I wanted to read this book after seeing it listed as one of The Atlantic magazine's best five books of 2012: http://www.theatlantic.com/entertainm... It is a modest-seeming book at just 150 pages, but it packs a punch. In clear, unsentimental prose, the author, now elderly himself, recounts his childhood on a Kansas farm during the 1930s. After brief introductory chapters on the geological foundations of Kansas and the earliest inhabitants, it shifts quickly to his pioneer forebears and life on the 160 acre family farms they carved out of the prairie. The meat of the book is his own recollections about aspects of a way of life that lasted a scant one hundred years. His childhood was, unbeknownst to his family, the last hurrah of the family farm in this country. The author, a scholar and an academic, has written skillfully. His words are never maudlin, but are achingly nostalgic. The further I got in the book, the more deeply his story affected me, for he does describe a way of life that is gone, gone, gone. He is of my parents' generation and, while they were "city folks" with luxuries rural people didn't have (like electricity, for example, which only came to his family's farm in 1939 with the Rural Electrification Act of Franklin Roosevelt), there were some aspects of his life that reminded me of their lives. Life was more parochial and centered on the community and family. They were very self-sufficient, only needing to go to town to buy sugar, salt, coffee, shoes, and overalls. His father, who had only gone to school through eighth grade (something not uncommon for that generation---my grandparents, too, were only schooled through eighth grade), was an inventive and mechanically gifted man. The whole family was very hard-working. The author was the youngest and only boy, with two older sisters. As all of the children left the farm and his parents aged, you could watch this way of life dissolve through the experience of one family. His description of his frail, elderly father watching his farm be auctioned off brought me to tears. Because the prose is so direct and uncluttered, it felt as though I were listening to an older friend who was going to tell me how it was in "the old days". These are stories that are slipping away. I am grateful someone with the verbal skills to tell the story well has recorded this chapter of our country's life. Read this book; you won't be disappointed.
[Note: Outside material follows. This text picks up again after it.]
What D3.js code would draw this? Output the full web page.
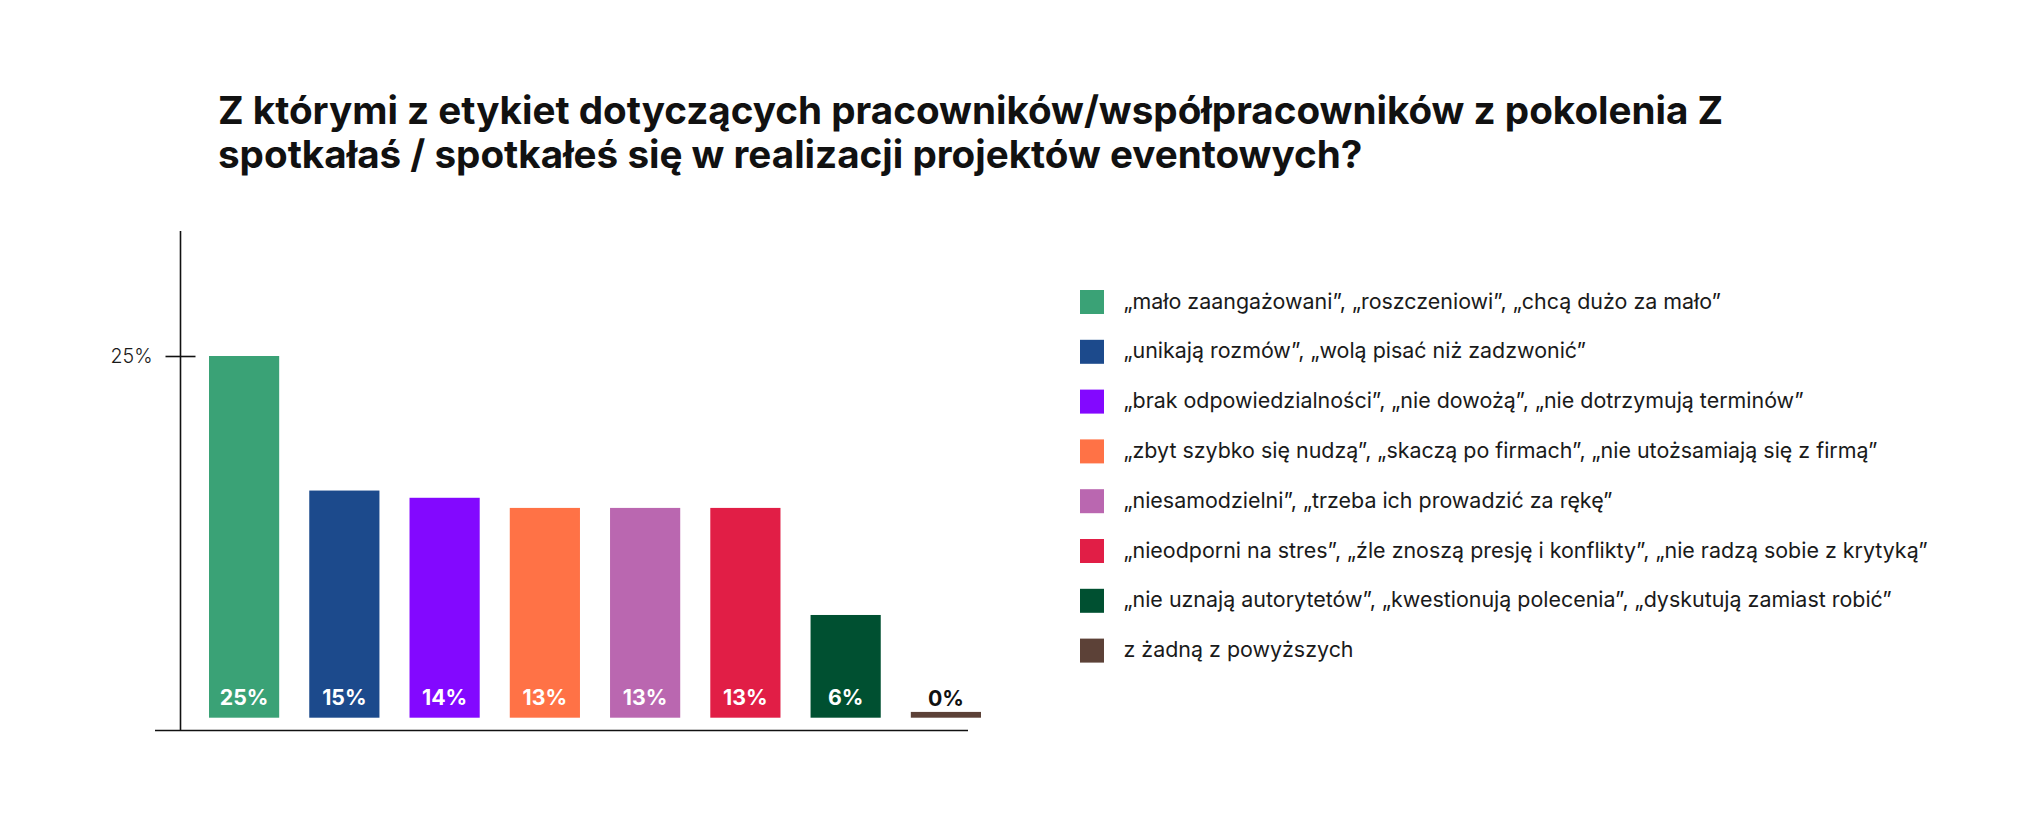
<!DOCTYPE html>
<html>
  <head>
    <meta charset="utf-8">
    <title>pokolenie Z</title>
    <script src="https://cdn.jsdelivr.net/npm/d3@7/dist/d3.min.js" charset="utf-8"></script>
<style>
body { margin: 0; background: #ffffff; }
svg { display: block; font-family: Inter, "Open Sans", sans-serif; }
.title { font-weight: 700; fill: #111111; }
.legend-text { fill: #1a1a1a; font-weight: 400; }
.axis-line { stroke: #111111; stroke-width: 1.6; }
</style>
  </head>
  <body>
      <svg></svg>
          <script>
            var width = 2036;
            var height = 818;

            var titleLines = [
              "Z którymi z etykiet dotyczących pracowników/współpracowników z pokolenia Z",
              "spotkałaś / spotkałeś się w realizacji projektów eventowych?"
            ];
            var categories = [
              "„mało zaangażowani”, „roszczeniowi”, „chcą dużo za mało”",
              "„unikają rozmów”, „wolą pisać niż zadzwonić”",
              "„brak odpowiedzialności”, „nie dowożą”, „nie dotrzymują terminów”",
              "„zbyt szybko się nudzą”, „skaczą po firmach”, „nie utożsamiają się z firmą”",
              "„niesamodzielni”, „trzeba ich prowadzić za rękę”",
              "„nieodporni na stres”, „źle znoszą presję i konflikty”, „nie radzą sobie z krytyką”",
              "„nie uznają autorytetów”, „kwestionują polecenia”, „dyskutują zamiast robić”",
              "z żadną z powyższych"
            ];
            // bar heights, printed labels as shown
            var values = [25, 15.7, 15.2, 14.5, 14.5, 14.5, 7.1, 0.4];
            var valueLabels = ["25%", "15%", "14%", "13%", "13%", "13%", "6%", "0%"];
            var colors = ["#3AA276", "#1C4A8C", "#8308FF", "#FF7246", "#BA67B0", "#E11E46", "#005031", "#5C4137"];
            var yTicks = [25];

            var svg = d3.select("svg").attr("width", width).attr("height", height);

            function fitWidth(sel, target){
              var w = sel.node().getComputedTextLength();
              var fs = parseFloat(sel.style("font-size"));
              var size = fs * target / w;
              sel.style("font-size", size + "px");
              return size;
            }

            // title
            var t1 = svg.append("text").attr("class", "title")
                .attr("x", 218).attr("y", 124).style("font-size", "32px").text(titleLines[0]);
            var titleSize = fitWidth(t1, 1506);
            svg.append("text").attr("class", "title")
                .attr("x", 218).attr("y", 168).style("font-size", titleSize + "px").text(titleLines[1]);

            // scales
            var y = d3.scaleLinear().domain([0, 25]).range([717.7, 356]);
            var x = d3.scaleBand().domain(categories).range([209, 981]).paddingInner(0.3).paddingOuter(0);
            var color = d3.scaleOrdinal().domain(categories).range(colors);

            var data = categories.map(function(c, i){ return {cat: c, value: values[i], label: valueLabels[i]}; });

            // axes
            svg.append("line").attr("class", "axis-line")
                .attr("x1", 180.5).attr("x2", 180.5).attr("y1", 231).attr("y2", 731);
            svg.append("line").attr("class", "axis-line")
                .attr("x1", 155).attr("x2", 968).attr("y1", 730.5).attr("y2", 730.5);

            var yAxis = svg.append("g")
                .attr("transform", "translate(180.5,0)")
                .call(d3.axisLeft(y).tickValues(yTicks).tickSize(15).tickPadding(13)
                  .tickFormat(function(d){ return d + "%"; }));
            yAxis.select(".domain").remove();
            yAxis.selectAll(".tick line").attr("x1", 15).attr("x2", -15)
                .attr("stroke", "#111111").attr("stroke-width", 1.6);
            var tickText = yAxis.selectAll(".tick text")
                .attr("fill", "#1a1a1a").style("font-family", "Inter, 'Open Sans', sans-serif")
                .style("font-weight", 300).style("font-size", "20px");
            fitWidth(tickText, 42);

            // bars
            svg.selectAll("rect.bar").data(data)
              .enter()
              .append("rect")
                .attr("class", "bar")
                .attr("x", function(d){ return x(d.cat); })
                .attr("width", x.bandwidth())
                .attr("y", function(d){ return y(d.value); })
                .attr("height", function(d){ return y(0) - y(d.value); })
                .attr("fill", function(d){ return color(d.cat); });

            var labels = svg.selectAll("text.value").data(data)
              .enter()
              .append("text")
                .attr("class", "value")
                .attr("x", function(d){ return x(d.cat) + x.bandwidth() / 2; })
                .attr("y", function(d){
                  var h = y(0) - y(d.value);
                  return h > 30 ? y(0) - 12.5 : y(d.value) - 6;
                })
                .attr("text-anchor", "middle")
                .attr("fill", function(d){ return (y(0) - y(d.value)) > 30 ? "#ffffff" : "#111111"; })
                .style("font-weight", 700)
                .style("font-size", "22px")
                .text(function(d){ return d.label; });
            var valSize = fitWidth(d3.select(labels.nodes()[0]), 48.7);
            labels.style("font-size", valSize + "px");

            // legend
            var legend = svg.append("g").attr("transform", "translate(1080,290)");
            var rows = legend.selectAll("g").data(categories)
              .enter()
              .append("g")
                .attr("transform", function(d, i){ return "translate(0," + (i * 49.8) + ")"; });
            rows.append("rect")
                .attr("width", 24).attr("height", 24)
                .attr("fill", function(d){ return color(d); });
            var legendText = rows.append("text")
                .attr("class", "legend-text")
                .attr("x", 43.5).attr("y", 18.5)
                .style("font-size", "20px")
                .text(function(d){ return d; });
            var legSize = fitWidth(d3.select(legendText.nodes()[0]), 598);
            legendText.style("font-size", legSize + "px");
          </script>
  </body>
</html>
This account of life on a northeast Kansas farm begins with the arrival of the German immigrants who homesteaded the land (the author’s great-grandparents), but the main focus is the years of Bauer’s childhood from the pre-electrified 1930s through the early 1950s, when it became clear that Bauer, the last of his parents’ three children, was, like his two sisters before him, not going to be a farmer. In chapters with titles such as “Houses,” “The Seasons,” “Food and Drink,” “Diversions,” “Attitudes,” “Misbehavior,” “Church,” “School,” “Depression and Drought,” and “Having Company,” Bauer thoughtfully and gracefully examines a way of life that has disappeared.
This book was an 80 year old man's memory of his childhood on a Kansas farm. This was subsistence agriculture and the farm produced almost everything the family needed and so was able to ride out the Great Depression, droughts, and low commodity prices. It seems like a very bleak life, but at least people had a sense of purpose and belonging. I wonder what the memory of an adult would have been during this time. As a child, he would not have much knowledge of social ills such as wife abuse or of the struggles his parents went through. Nevertheless, he does us all a service by giving us a glimpse of farm life at that time.
Time’s Shadow: Remembering a Family Farm in Kansas / Arnold J. Bauer. Read aloud with Lee. A short, excellent memoir of the author’s boyhood on a small farm and as part of a German homesteading/farming family in the Midwest. Lee found much in common with his grandfather and his farm in Illinois. I related to the old-fashioned values and personalities of rural (immigrant) people, even if my relatives lived as adults in towns and cities. Bauer eventually became a professor at Berkeley; his perspective and insight are important to the book’s composition and value.
Short, moving, even may I say elegiac memoir of Bauer's life on a Kansas farm. He was a child there in the 1930s and 40s but as he points out there was little that was childish about farm life; he was drafted very early into regular farm duties. A hard, unforgiving life but one that produced lasting satisfactions. Bauer and his sisters all left the farm which itself was gone by the 1970s but it marked him and stays with him to this day. Finely written.
A richly detailed memoir of a bygone way of life – the family farm. Bauer’s portrayal of his cohesive, hard-working, yet emotional spare family in the isolated wonder of the Kansas prairie engages the reader through and through. He documents the resourcefulness and self-sufficiency of family and community in the 1930s and 1940s. Well worth a read.
The Atlantic Monthly recommended this as one of last year's best books. I enjoyed this lovely memoir of small town life in Kansas. Watching the news these days I keep smiling thinking about Bauer's anecdote about the farmer who refused to get electricity on his farm because he loathed FDR's New Deal.
Informed by a lifetime as an agricultural historian as well as a childhood growing up on a Kansas farm, this is one of the finest memoirs I have read in a long time.